Make an exact copy of the lines, leaving the pictures out.

++++ RECORDED DATA ++++

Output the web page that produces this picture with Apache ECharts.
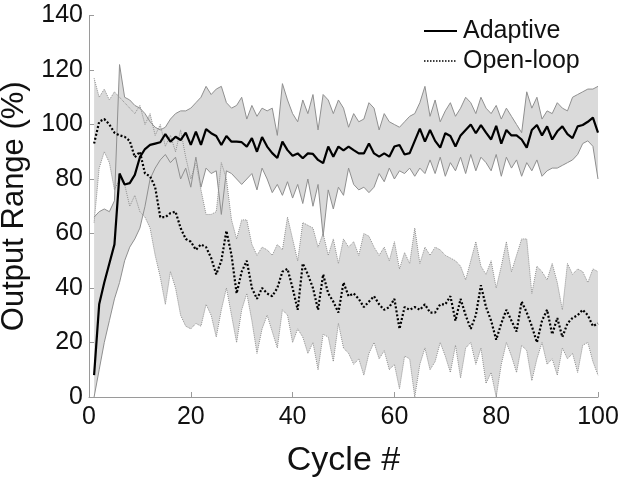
<!DOCTYPE html>
<html><head><meta charset="utf-8">
<script src="https://cdn.jsdelivr.net/npm/echarts@6/dist/echarts.min.js"></script>
<style>html,body{margin:0;padding:0;background:#fff}#c{width:624px;height:479px}</style>
</head><body><div id="c"></div>
<script>
const cycles = [1,2,3,4,5,6,7,8,9,10,11,12,13,14,15,16,17,18,19,20,21,22,23,24,25,26,27,28,29,30,31,32,33,34,35,36,37,38,39,40,41,42,43,44,45,46,47,48,49,50,51,52,53,54,55,56,57,58,59,60,61,62,63,64,65,66,67,68,69,70,71,72,73,74,75,76,77,78,79,80,81,82,83,84,85,86,87,88,89,90,91,92,93,94,95,96,97,98,99,100];
const adaptiveMean = [8,34,42,49,56,82,78,78.5,81.5,88,91,92.5,93,93.5,96.5,93.7,95.5,94.3,97,92.5,97.4,92.5,98.3,96.8,95.8,92.5,95.8,93.7,93.7,93.5,91.9,95,90,95.4,91.9,89.5,87.7,93.7,90.6,88.5,89.4,87.6,89.4,89.2,87,85.8,91.9,88.2,91.9,90.5,91.9,90.6,89.4,89.4,93,89.4,88.2,89.4,88.2,91.9,92.5,89,89.5,94,98.5,93.7,98,94,91.5,96.8,95.8,91.9,96,98,100,96.8,99.8,97,94.5,99.5,93,98,96,96,94.5,91.5,98,99.8,96,99.3,94.5,97.5,99.3,96.5,95,99.3,99.8,101,102.5,97];
const adaptiveUpper = [66,68,69,68,72,122,110,109,107,106,104,101,99,98,99,102,104,105,105,106,108,110,114,111,113,114,108,106,107,110,102,107,103,106,105,106,96,115,109,104,101,109,104,111,98,111,109,104,109,106,99,104,101,102,108,106,98,104,101,100,99,101,103,104,108,114,103,109,101,105,108,103,106,110,108,104,110,106,104,107,102,106,103,100,97,112,106,110,102,105,104,108,106,105,110,111,112,113,113,114];
const adaptiveLower = [0,10,20,28,36,42,50,55,58,62,70,80,84,87,89,86,88,80,84,77,88,77,84,82,83,67,83,82,80,78,80,82,76,84,80,75,78,74,79,73,78,71,80,70,78,59,76,69,77,74,84,78,76,77,75,77,82,79,84,80,83,82,84,81,84,82,87,82,88,81,86,83,88,82,89,83,88,86,83,89,81,88,84,87,81,86,83,87,81,83,84,84,85,86,87,89,93,94,92,80];
const openLoopMean = [93,101,102,100,97,96,95.5,94,88,90,82,81,77,66,66,67.5,68,62,58,57,54,56,55,51,45,50,61,52,38,46,50,40,36,40,38,37,40,46,47,40,32,49,45,40,32,45,38,35,31,42,37,38,36,33,35,37,34,32,33,36,25,33,32,33,32,34,31,31,34,34,37,28,36,30,25,30,41,33,28,21,27,32,28,24,35,31,26,20,28,32,23,29,22,27,29,30,32,30,26,27];
const openLoopUpper = [117,110,113,109,112,110,108,106,104,107,100,104,96,100,92,96,90,98,88,80,86,76,67,67,68,86,80,65,58,65,65,56,52,55,54,52,56,54,66,58,50,64,63,62,55,60,52,58,49,58,55,57,52,60,59,55,52,55,50,57,47,53,49,62,49,55,52,55,54,52,51,50,48,43,50,57,48,45,50,40,48,57,46,52,58,58,38,48,46,43,49,42,32,49,45,47,46,42,47,46];
const openLoopLower = [64,84,90,86,76,80,78,70,74,68,66,62,52,44,34,46,40,30,26,25,27,26,34,30,22,32,40,30,20,32,38,28,16,25,30,24,18,32,30,20,25,22,16,20,10,23,22,13,27,18,16,12,14,8,16,20,14,17,10,12,3,15,14,0,12,18,10,13,20,15,9,19,7,18,20,12,18,5,9,0,12,20,15,9,19,17,6,14,20,12,14,8,18,14,16,9,19,20,13,8];
const seriesNames = ['Adaptive', 'Open-loop'];

const pairs = v => cycles.map((c,i)=>[c,v[i]]);
const BAND = '#dadada';
const EDGE = '#8f8f8f';
const F = "'Liberation Sans', Arial, sans-serif";

function bandSeries(name, upper, lower){
  return {
    name, type:'custom', silent:true, z:1, data:[[cycles[0], lower[0]]],
    renderItem:function(params, api){
      const pts = [];
      for (let i=0;i<cycles.length;i++) pts.push(api.coord([cycles[i], upper[i]]));
      for (let i=cycles.length-1;i>=0;i--) pts.push(api.coord([cycles[i], lower[i]]));
      return {type:'polygon', shape:{points:pts}, style:{fill:BAND, stroke:null}};
    }
  };
}
function edge(name, data, type){return {name, type:'line', data, symbol:'none', silent:true, lineStyle:{color:EDGE,width:1,type}, z:2};}

const chart = echarts.init(document.getElementById('c'), null, {renderer:'canvas'});
chart.setOption({
  animation:false,
  grid:{left:89, right:26, top:15.5, bottom:82, containLabel:false, outerBoundsMode:'none'},
  graphic:[
    {type:'line', shape:{x1:424, y1:31, x2:457, y2:31}, style:{stroke:'#000', lineWidth:2}, z:10},
    {type:'text', x:463, y:31, style:{text:seriesNames[0], font:"25px 'Liberation Sans', Arial, sans-serif", fill:'#111', textVerticalAlign:'middle', verticalAlign:'middle'}, z:10},
    {type:'line', shape:{x1:424, y1:61, x2:457, y2:61}, style:{stroke:'#000', lineWidth:1.5, lineDash:[1.5,1.5]}, z:10},
    {type:'text', x:463, y:61, style:{text:seriesNames[1], font:"25px 'Liberation Sans', Arial, sans-serif", fill:'#111', textVerticalAlign:'middle', verticalAlign:'middle'}, z:10}
  ],
  xAxis:{type:'value', min:0, max:100, interval:20,
    axisLine:{show:true, lineStyle:{color:'#9a9a9a', width:1}},
    axisTick:{show:true, inside:true, length:5, lineStyle:{color:'#9a9a9a'}},
    splitLine:{show:false},
    axisLabel:{fontFamily:F, fontSize:25, color:'#111', margin:8},
    name:'Cycle #', nameLocation:'middle', nameGap:47,
    nameTextStyle:{fontFamily:F, fontSize:34, color:'#111'}
  },
  yAxis:{type:'value', min:0, max:140, interval:20,
    axisLine:{show:true, lineStyle:{color:'#9a9a9a', width:1}},
    axisTick:{show:true, inside:true, length:5, lineStyle:{color:'#9a9a9a'}},
    splitLine:{show:false},
    axisLabel:{fontFamily:F, fontSize:25, color:'#111', margin:6},
    name:'Output Range (%)', nameLocation:'middle', nameGap:50,
    nameTextStyle:{fontFamily:F, fontSize:31, color:'#111'}
  },
  series:[
    bandSeries('adBand', adaptiveUpper, adaptiveLower),
    bandSeries('olBand', openLoopUpper, openLoopLower),
    edge('adU', pairs(adaptiveUpper), 'solid'),
    edge('adL', pairs(adaptiveLower), 'solid'),
    edge('olU', pairs(openLoopUpper), 'dotted'),
    edge('olL', pairs(openLoopLower), 'dotted'),
    {name:seriesNames[0], type:'line', data:pairs(adaptiveMean), symbol:'none', lineStyle:{color:'#000', width:2.2, type:'solid'}, itemStyle:{color:'#000'}, z:3},
    {name:seriesNames[1], type:'line', data:pairs(openLoopMean), symbol:'none', lineStyle:{color:'#000', width:2.2, type:[2,2]}, itemStyle:{color:'#000'}, z:3}
  ]
});
</script></body></html>
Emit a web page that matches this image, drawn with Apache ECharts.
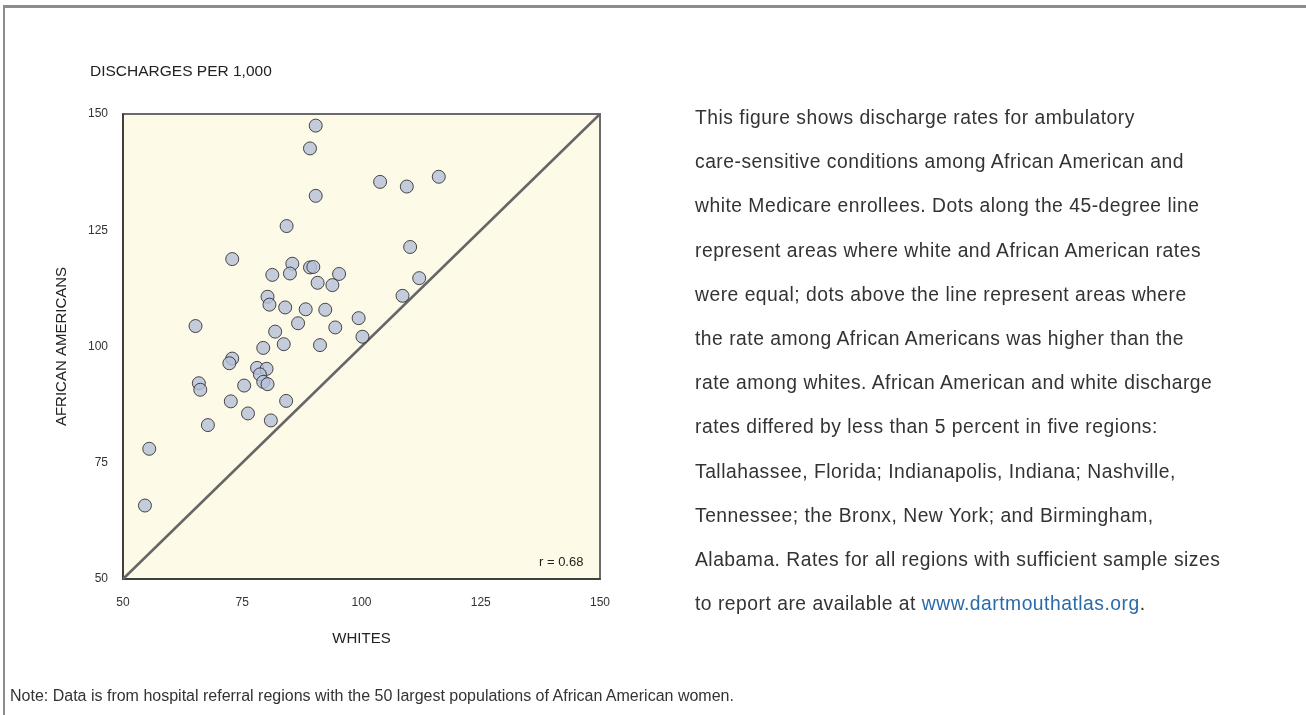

++++

• THE OUTPUT:
Output the web page that produces this picture with Apache ECharts.
<!DOCTYPE html>
<html><head><meta charset="utf-8">
<script src="https://cdn.jsdelivr.net/npm/echarts@6/dist/echarts.min.js"></script>
<style>html,body{margin:0;padding:0;background:#fff}#c{width:624px;height:479px}</style>
</head><body><div id="c"></div>
<script>
const cycles = [1,2,3,4,5,6,7,8,9,10,11,12,13,14,15,16,17,18,19,20,21,22,23,24,25,26,27,28,29,30,31,32,33,34,35,36,37,38,39,40,41,42,43,44,45,46,47,48,49,50,51,52,53,54,55,56,57,58,59,60,61,62,63,64,65,66,67,68,69,70,71,72,73,74,75,76,77,78,79,80,81,82,83,84,85,86,87,88,89,90,91,92,93,94,95,96,97,98,99,100];
const adaptiveMean = [8,34,42,49,56,82,78,78.5,81.5,88,91,92.5,93,93.5,96.5,93.7,95.5,94.3,97,92.5,97.4,92.5,98.3,96.8,95.8,92.5,95.8,93.7,93.7,93.5,91.9,95,90,95.4,91.9,89.5,87.7,93.7,90.6,88.5,89.4,87.6,89.4,89.2,87,85.8,91.9,88.2,91.9,90.5,91.9,90.6,89.4,89.4,93,89.4,88.2,89.4,88.2,91.9,92.5,89,89.5,94,98.5,93.7,98,94,91.5,96.8,95.8,91.9,96,98,100,96.8,99.8,97,94.5,99.5,93,98,96,96,94.5,91.5,98,99.8,96,99.3,94.5,97.5,99.3,96.5,95,99.3,99.8,101,102.5,97];
const adaptiveUpper = [66,68,69,68,72,122,110,109,107,106,104,101,99,98,99,102,104,105,105,106,108,110,114,111,113,114,108,106,107,110,102,107,103,106,105,106,96,115,109,104,101,109,104,111,98,111,109,104,109,106,99,104,101,102,108,106,98,104,101,100,99,101,103,104,108,114,103,109,101,105,108,103,106,110,108,104,110,106,104,107,102,106,103,100,97,112,106,110,102,105,104,108,106,105,110,111,112,113,113,114];
const adaptiveLower = [0,10,20,28,36,42,50,55,58,62,70,80,84,87,89,86,88,80,84,77,88,77,84,82,83,67,83,82,80,78,80,82,76,84,80,75,78,74,79,73,78,71,80,70,78,59,76,69,77,74,84,78,76,77,75,77,82,79,84,80,83,82,84,81,84,82,87,82,88,81,86,83,88,82,89,83,88,86,83,89,81,88,84,87,81,86,83,87,81,83,84,84,85,86,87,89,93,94,92,80];
const openLoopMean = [93,101,102,100,97,96,95.5,94,88,90,82,81,77,66,66,67.5,68,62,58,57,54,56,55,51,45,50,61,52,38,46,50,40,36,40,38,37,40,46,47,40,32,49,45,40,32,45,38,35,31,42,37,38,36,33,35,37,34,32,33,36,25,33,32,33,32,34,31,31,34,34,37,28,36,30,25,30,41,33,28,21,27,32,28,24,35,31,26,20,28,32,23,29,22,27,29,30,32,30,26,27];
const openLoopUpper = [117,110,113,109,112,110,108,106,104,107,100,104,96,100,92,96,90,98,88,80,86,76,67,67,68,86,80,65,58,65,65,56,52,55,54,52,56,54,66,58,50,64,63,62,55,60,52,58,49,58,55,57,52,60,59,55,52,55,50,57,47,53,49,62,49,55,52,55,54,52,51,50,48,43,50,57,48,45,50,40,48,57,46,52,58,58,38,48,46,43,49,42,32,49,45,47,46,42,47,46];
const openLoopLower = [64,84,90,86,76,80,78,70,74,68,66,62,52,44,34,46,40,30,26,25,27,26,34,30,22,32,40,30,20,32,38,28,16,25,30,24,18,32,30,20,25,22,16,20,10,23,22,13,27,18,16,12,14,8,16,20,14,17,10,12,3,15,14,0,12,18,10,13,20,15,9,19,7,18,20,12,18,5,9,0,12,20,15,9,19,17,6,14,20,12,14,8,18,14,16,9,19,20,13,8];
const seriesNames = ['Adaptive', 'Open-loop'];

const pairs = v => cycles.map((c,i)=>[c,v[i]]);
const BAND = '#dadada';
const EDGE = '#8f8f8f';
const F = "'Liberation Sans', Arial, sans-serif";

function bandSeries(name, upper, lower){
  return {
    name, type:'custom', silent:true, z:1, data:[[cycles[0], lower[0]]],
    renderItem:function(params, api){
      const pts = [];
      for (let i=0;i<cycles.length;i++) pts.push(api.coord([cycles[i], upper[i]]));
      for (let i=cycles.length-1;i>=0;i--) pts.push(api.coord([cycles[i], lower[i]]));
      return {type:'polygon', shape:{points:pts}, style:{fill:BAND, stroke:null}};
    }
  };
}
function edge(name, data, type){return {name, type:'line', data, symbol:'none', silent:true, lineStyle:{color:EDGE,width:1,type}, z:2};}

const chart = echarts.init(document.getElementById('c'), null, {renderer:'canvas'});
chart.setOption({
  animation:false,
  grid:{left:89, right:26, top:15.5, bottom:82, containLabel:false, outerBoundsMode:'none'},
  graphic:[
    {type:'line', shape:{x1:424, y1:31, x2:457, y2:31}, style:{stroke:'#000', lineWidth:2}, z:10},
    {type:'text', x:463, y:31, style:{text:seriesNames[0], font:"25px 'Liberation Sans', Arial, sans-serif", fill:'#111', textVerticalAlign:'middle', verticalAlign:'middle'}, z:10},
    {type:'line', shape:{x1:424, y1:61, x2:457, y2:61}, style:{stroke:'#000', lineWidth:1.5, lineDash:[1.5,1.5]}, z:10},
    {type:'text', x:463, y:61, style:{text:seriesNames[1], font:"25px 'Liberation Sans', Arial, sans-serif", fill:'#111', textVerticalAlign:'middle', verticalAlign:'middle'}, z:10}
  ],
  xAxis:{type:'value', min:0, max:100, interval:20,
    axisLine:{show:true, lineStyle:{color:'#9a9a9a', width:1}},
    axisTick:{show:true, inside:true, length:5, lineStyle:{color:'#9a9a9a'}},
    splitLine:{show:false},
    axisLabel:{fontFamily:F, fontSize:25, color:'#111', margin:8},
    name:'Cycle #', nameLocation:'middle', nameGap:47,
    nameTextStyle:{fontFamily:F, fontSize:34, color:'#111'}
  },
  yAxis:{type:'value', min:0, max:140, interval:20,
    axisLine:{show:true, lineStyle:{color:'#9a9a9a', width:1}},
    axisTick:{show:true, inside:true, length:5, lineStyle:{color:'#9a9a9a'}},
    splitLine:{show:false},
    axisLabel:{fontFamily:F, fontSize:25, color:'#111', margin:6},
    name:'Output Range (%)', nameLocation:'middle', nameGap:50,
    nameTextStyle:{fontFamily:F, fontSize:31, color:'#111'}
  },
  series:[
    bandSeries('adBand', adaptiveUpper, adaptiveLower),
    bandSeries('olBand', openLoopUpper, openLoopLower),
    edge('adU', pairs(adaptiveUpper), 'solid'),
    edge('adL', pairs(adaptiveLower), 'solid'),
    edge('olU', pairs(openLoopUpper), 'dotted'),
    edge('olL', pairs(openLoopLower), 'dotted'),
    {name:seriesNames[0], type:'line', data:pairs(adaptiveMean), symbol:'none', lineStyle:{color:'#000', width:2.2, type:'solid'}, itemStyle:{color:'#000'}, z:3},
    {name:seriesNames[1], type:'line', data:pairs(openLoopMean), symbol:'none', lineStyle:{color:'#000', width:2.2, type:[2,2]}, itemStyle:{color:'#000'}, z:3}
  ]
});
</script></body></html>
Emit a web page that matches this image, drawn with Apache ECharts.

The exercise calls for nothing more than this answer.